START INPUT FOR THIS TASK

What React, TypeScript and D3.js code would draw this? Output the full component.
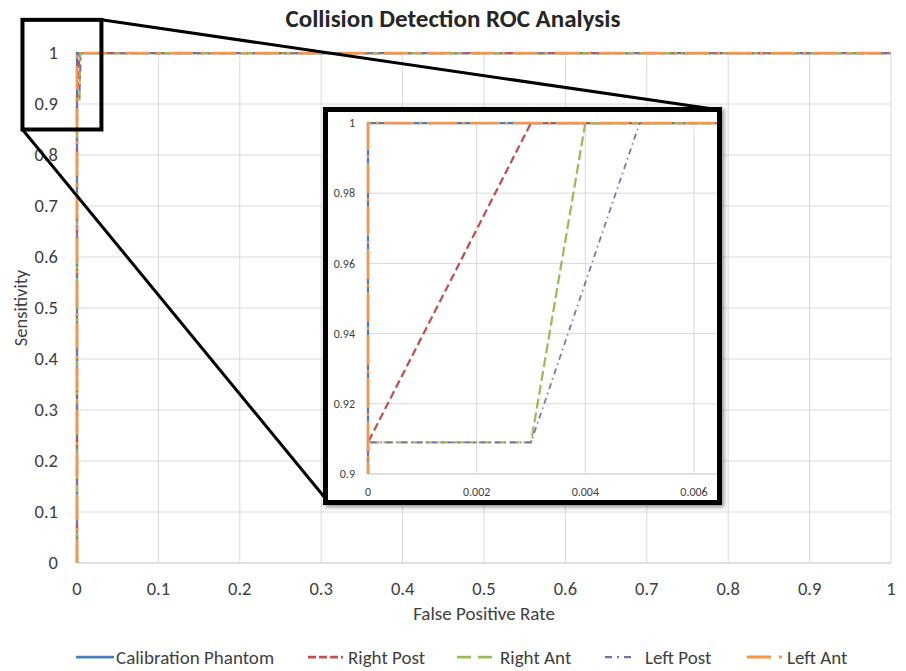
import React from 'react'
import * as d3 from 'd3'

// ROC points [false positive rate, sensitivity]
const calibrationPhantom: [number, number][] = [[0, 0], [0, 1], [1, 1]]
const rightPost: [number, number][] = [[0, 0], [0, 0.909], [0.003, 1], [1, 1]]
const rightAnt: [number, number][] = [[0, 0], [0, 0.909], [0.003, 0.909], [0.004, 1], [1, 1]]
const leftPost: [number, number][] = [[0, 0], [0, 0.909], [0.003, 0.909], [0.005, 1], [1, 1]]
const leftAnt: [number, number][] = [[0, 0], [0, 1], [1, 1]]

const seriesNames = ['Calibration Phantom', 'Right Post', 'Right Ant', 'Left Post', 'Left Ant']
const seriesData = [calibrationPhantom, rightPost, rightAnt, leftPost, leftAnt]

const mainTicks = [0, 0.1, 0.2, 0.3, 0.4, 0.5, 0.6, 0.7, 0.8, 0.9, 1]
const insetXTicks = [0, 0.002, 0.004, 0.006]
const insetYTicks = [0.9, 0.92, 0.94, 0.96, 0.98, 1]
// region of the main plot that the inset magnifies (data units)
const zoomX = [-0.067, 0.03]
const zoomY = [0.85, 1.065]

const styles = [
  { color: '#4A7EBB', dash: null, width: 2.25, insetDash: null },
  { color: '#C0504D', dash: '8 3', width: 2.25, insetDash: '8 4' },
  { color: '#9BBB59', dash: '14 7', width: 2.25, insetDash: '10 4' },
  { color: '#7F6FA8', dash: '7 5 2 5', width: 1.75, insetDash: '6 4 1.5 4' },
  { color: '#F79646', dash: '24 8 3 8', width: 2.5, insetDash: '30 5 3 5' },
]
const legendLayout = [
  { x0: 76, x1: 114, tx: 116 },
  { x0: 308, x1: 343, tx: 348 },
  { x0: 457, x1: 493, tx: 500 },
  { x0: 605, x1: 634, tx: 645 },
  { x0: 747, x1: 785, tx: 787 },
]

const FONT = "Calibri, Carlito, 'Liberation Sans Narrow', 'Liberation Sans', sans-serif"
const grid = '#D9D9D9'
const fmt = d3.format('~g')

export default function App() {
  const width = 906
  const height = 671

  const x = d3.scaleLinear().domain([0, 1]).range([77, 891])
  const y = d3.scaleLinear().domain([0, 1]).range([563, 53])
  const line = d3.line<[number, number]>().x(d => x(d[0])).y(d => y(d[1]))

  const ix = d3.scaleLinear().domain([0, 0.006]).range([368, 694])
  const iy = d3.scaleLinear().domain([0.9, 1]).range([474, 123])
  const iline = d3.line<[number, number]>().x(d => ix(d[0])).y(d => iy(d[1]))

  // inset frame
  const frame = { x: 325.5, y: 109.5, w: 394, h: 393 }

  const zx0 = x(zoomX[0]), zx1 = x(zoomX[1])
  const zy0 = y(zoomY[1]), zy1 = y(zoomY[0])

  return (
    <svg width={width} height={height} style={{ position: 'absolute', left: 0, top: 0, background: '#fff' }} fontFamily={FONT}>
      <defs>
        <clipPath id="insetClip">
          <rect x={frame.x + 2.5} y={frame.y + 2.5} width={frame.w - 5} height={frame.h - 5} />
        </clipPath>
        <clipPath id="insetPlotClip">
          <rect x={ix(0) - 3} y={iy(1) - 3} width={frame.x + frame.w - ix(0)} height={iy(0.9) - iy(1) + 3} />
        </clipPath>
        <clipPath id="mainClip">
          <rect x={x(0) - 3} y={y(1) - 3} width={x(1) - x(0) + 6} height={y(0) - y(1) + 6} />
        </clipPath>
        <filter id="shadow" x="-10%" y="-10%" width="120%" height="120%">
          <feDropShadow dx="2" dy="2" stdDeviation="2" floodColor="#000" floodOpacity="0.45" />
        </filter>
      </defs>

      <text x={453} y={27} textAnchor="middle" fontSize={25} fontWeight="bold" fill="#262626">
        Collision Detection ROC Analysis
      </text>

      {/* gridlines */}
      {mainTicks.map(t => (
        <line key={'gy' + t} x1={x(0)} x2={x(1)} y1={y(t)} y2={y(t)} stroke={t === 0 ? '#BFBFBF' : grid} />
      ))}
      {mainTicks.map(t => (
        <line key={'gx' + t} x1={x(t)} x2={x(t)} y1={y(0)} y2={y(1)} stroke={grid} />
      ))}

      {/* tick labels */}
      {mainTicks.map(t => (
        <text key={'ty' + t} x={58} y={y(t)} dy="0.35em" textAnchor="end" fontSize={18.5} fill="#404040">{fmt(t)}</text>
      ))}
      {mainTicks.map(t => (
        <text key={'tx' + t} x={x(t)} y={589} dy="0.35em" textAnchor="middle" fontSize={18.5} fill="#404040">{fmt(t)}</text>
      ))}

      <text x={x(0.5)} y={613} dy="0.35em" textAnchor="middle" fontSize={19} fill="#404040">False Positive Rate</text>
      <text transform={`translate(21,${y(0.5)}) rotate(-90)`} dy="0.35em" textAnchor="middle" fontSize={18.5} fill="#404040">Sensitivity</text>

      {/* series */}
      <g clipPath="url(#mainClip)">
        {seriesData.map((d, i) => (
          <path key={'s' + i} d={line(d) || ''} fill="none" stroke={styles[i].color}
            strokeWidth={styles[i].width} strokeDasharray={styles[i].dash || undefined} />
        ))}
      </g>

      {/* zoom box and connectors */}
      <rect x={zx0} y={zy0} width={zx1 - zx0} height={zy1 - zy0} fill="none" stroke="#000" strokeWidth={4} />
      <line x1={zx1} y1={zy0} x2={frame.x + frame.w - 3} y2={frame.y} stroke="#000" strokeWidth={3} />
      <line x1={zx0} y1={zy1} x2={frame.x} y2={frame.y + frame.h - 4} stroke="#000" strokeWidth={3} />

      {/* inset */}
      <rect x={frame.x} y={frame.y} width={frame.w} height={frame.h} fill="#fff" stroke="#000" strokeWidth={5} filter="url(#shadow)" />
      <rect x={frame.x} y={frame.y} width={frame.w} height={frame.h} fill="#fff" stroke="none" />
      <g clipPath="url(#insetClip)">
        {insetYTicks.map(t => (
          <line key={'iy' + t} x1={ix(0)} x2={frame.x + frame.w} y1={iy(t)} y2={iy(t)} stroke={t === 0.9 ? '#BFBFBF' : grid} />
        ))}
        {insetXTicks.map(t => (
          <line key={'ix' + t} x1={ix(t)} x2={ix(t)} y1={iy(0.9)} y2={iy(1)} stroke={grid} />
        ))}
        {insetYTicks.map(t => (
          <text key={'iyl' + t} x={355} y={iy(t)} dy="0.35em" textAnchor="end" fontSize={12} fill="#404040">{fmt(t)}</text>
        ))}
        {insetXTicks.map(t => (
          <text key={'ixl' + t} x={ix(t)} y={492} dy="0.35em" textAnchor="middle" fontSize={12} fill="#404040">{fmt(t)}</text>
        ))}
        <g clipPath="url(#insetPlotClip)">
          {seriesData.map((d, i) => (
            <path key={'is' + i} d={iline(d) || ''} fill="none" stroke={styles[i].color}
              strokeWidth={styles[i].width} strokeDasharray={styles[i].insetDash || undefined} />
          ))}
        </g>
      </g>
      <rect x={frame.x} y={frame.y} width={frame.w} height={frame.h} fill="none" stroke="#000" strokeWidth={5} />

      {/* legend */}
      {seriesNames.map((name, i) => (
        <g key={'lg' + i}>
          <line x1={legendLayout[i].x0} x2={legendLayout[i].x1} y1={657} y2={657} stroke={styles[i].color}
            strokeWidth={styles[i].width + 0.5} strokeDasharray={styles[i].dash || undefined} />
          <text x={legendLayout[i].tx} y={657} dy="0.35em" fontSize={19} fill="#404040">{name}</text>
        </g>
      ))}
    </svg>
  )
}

END INPUT FOR THIS TASK
START INPUT FOR THIS TASK

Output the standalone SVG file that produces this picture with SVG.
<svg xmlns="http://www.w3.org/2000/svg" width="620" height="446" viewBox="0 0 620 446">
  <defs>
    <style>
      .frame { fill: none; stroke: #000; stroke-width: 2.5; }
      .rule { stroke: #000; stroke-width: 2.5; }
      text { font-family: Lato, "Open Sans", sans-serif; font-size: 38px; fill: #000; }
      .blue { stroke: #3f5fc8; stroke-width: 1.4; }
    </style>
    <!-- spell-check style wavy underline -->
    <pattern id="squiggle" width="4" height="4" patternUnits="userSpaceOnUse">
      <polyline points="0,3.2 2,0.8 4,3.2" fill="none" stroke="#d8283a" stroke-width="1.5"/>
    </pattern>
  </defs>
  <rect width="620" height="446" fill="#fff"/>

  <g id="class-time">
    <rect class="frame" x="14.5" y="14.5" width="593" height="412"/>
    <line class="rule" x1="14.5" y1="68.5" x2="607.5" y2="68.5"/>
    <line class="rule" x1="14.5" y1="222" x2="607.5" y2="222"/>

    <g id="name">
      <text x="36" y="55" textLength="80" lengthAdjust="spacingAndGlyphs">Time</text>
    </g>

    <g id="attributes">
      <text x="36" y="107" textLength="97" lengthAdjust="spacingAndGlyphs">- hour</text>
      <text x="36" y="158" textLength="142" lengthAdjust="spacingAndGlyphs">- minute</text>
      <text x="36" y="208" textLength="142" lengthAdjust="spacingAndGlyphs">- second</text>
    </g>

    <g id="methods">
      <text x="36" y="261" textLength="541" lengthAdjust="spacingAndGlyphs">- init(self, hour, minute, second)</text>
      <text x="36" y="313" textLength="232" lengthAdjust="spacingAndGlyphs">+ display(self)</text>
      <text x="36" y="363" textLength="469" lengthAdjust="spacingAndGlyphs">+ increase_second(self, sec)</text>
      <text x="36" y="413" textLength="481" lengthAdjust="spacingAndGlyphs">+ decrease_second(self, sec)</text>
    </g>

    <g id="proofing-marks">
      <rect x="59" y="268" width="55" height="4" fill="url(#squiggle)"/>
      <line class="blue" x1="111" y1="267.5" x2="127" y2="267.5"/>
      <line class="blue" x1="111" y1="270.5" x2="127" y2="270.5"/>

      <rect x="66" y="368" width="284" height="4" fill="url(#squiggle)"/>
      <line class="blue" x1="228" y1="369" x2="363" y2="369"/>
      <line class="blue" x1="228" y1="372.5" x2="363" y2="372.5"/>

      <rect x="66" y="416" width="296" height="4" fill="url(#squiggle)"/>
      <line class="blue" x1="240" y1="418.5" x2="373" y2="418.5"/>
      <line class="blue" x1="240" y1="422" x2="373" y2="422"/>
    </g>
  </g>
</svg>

END INPUT FOR THIS TASK
START INPUT FOR THIS TASK

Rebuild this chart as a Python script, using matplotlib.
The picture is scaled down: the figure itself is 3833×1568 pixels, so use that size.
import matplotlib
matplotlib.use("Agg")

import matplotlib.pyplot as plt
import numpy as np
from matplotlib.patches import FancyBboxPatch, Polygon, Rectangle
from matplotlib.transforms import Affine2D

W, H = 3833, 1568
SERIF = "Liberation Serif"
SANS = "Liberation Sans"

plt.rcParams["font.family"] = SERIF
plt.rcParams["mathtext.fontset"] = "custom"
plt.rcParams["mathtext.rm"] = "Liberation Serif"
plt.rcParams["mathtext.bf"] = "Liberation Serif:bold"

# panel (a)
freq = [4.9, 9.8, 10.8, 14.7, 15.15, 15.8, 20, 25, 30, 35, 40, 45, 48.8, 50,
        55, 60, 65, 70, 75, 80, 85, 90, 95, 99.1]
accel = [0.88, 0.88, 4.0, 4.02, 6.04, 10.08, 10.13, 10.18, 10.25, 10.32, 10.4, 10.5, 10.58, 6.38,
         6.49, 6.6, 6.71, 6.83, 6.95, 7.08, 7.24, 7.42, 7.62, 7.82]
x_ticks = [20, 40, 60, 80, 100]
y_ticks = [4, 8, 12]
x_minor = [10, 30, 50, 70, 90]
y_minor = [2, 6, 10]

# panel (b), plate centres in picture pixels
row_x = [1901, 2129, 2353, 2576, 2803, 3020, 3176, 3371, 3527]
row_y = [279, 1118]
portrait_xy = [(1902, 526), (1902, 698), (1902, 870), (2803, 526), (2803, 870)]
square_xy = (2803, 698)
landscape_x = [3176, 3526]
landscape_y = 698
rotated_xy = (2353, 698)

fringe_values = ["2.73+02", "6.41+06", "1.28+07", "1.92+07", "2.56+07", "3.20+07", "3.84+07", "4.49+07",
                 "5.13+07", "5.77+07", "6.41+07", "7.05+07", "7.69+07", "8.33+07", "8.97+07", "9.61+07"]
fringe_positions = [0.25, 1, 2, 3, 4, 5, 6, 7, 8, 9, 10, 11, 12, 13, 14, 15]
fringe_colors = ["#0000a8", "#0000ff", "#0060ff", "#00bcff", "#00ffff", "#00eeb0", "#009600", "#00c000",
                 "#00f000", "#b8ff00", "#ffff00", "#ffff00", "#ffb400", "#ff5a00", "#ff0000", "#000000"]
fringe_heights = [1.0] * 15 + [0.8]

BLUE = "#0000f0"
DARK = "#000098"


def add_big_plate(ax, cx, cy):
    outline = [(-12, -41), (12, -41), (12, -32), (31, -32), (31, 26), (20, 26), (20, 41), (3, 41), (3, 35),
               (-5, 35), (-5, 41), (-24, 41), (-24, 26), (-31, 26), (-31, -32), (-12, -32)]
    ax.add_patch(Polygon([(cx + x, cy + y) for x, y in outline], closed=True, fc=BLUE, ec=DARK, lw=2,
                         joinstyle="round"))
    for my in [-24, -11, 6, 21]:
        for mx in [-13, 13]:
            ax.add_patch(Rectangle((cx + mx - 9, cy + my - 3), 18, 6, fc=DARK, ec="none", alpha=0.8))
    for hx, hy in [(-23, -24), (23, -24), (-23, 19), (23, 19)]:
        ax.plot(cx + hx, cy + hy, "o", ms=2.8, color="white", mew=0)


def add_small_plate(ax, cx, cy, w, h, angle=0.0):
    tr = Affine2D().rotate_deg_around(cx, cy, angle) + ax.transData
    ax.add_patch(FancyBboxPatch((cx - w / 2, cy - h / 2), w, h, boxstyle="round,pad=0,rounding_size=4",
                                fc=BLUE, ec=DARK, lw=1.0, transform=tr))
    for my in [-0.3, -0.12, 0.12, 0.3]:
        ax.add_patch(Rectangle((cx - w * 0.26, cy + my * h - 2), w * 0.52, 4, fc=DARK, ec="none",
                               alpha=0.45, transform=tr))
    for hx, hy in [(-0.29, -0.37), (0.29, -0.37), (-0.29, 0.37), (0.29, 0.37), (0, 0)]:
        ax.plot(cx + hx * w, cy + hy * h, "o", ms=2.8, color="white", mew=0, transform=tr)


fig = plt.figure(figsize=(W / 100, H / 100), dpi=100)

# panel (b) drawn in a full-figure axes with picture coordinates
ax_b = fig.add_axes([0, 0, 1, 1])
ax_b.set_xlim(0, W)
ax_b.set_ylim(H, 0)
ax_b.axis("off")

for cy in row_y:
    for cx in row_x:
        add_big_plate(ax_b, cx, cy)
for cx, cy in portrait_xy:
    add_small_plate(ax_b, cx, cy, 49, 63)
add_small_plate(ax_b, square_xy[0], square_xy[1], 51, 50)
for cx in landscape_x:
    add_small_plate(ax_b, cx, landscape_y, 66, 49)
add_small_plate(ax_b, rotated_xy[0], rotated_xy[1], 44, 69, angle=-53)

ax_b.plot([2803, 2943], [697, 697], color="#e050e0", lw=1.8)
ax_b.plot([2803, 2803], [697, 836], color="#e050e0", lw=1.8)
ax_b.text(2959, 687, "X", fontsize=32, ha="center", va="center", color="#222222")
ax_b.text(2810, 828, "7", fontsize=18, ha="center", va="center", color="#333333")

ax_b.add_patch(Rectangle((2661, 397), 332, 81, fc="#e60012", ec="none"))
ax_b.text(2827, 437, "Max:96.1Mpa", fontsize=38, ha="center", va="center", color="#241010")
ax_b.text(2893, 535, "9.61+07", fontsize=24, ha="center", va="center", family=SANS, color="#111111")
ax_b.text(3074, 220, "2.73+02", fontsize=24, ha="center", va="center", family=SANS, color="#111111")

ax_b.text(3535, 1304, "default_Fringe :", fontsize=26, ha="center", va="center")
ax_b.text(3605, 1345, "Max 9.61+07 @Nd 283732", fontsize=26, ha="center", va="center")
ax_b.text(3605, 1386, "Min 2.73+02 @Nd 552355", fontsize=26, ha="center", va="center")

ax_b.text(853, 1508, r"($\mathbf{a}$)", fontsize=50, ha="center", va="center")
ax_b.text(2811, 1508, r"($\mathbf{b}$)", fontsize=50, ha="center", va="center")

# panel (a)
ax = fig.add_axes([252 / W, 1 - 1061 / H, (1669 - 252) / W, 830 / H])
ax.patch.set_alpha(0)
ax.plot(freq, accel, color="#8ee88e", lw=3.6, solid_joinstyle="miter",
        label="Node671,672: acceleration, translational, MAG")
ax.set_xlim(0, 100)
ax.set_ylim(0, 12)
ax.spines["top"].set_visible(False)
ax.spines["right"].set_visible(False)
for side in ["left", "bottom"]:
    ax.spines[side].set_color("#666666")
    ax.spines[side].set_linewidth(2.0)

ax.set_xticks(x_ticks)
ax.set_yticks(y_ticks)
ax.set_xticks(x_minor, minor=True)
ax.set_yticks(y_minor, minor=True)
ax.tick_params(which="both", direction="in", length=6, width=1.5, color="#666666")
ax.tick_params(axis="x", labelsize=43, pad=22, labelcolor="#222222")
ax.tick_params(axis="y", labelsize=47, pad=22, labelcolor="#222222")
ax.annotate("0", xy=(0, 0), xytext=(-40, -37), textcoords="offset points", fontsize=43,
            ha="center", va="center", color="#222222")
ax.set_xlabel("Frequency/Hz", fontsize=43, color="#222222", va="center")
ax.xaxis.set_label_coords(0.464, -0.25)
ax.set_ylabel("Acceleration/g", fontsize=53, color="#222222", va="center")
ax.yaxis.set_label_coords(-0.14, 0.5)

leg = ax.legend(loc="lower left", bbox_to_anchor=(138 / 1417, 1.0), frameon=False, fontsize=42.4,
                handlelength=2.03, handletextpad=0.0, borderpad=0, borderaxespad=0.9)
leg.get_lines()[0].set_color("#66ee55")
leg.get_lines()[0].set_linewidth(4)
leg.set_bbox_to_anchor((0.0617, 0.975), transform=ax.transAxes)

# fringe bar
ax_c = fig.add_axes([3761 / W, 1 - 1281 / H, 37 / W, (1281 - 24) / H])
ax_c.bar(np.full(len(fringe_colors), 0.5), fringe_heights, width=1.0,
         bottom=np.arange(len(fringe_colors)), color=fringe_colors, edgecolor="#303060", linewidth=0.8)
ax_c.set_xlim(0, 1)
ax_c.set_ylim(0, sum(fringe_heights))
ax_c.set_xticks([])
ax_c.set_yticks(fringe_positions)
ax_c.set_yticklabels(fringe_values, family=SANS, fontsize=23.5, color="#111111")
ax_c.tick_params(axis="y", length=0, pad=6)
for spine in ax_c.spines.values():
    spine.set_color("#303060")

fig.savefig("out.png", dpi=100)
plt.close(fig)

END INPUT FOR THIS TASK

> WHAT IS NEEDED:
Repeat exactly, and only, the lines from the one containing "What React, TypeScript" through the one containing "import * as d3 from 'd3'", both included, without the pictures.

> PROBLEM SOLUTION:
What React, TypeScript and D3.js code would draw this? Output the full component.
import React from 'react'
import * as d3 from 'd3'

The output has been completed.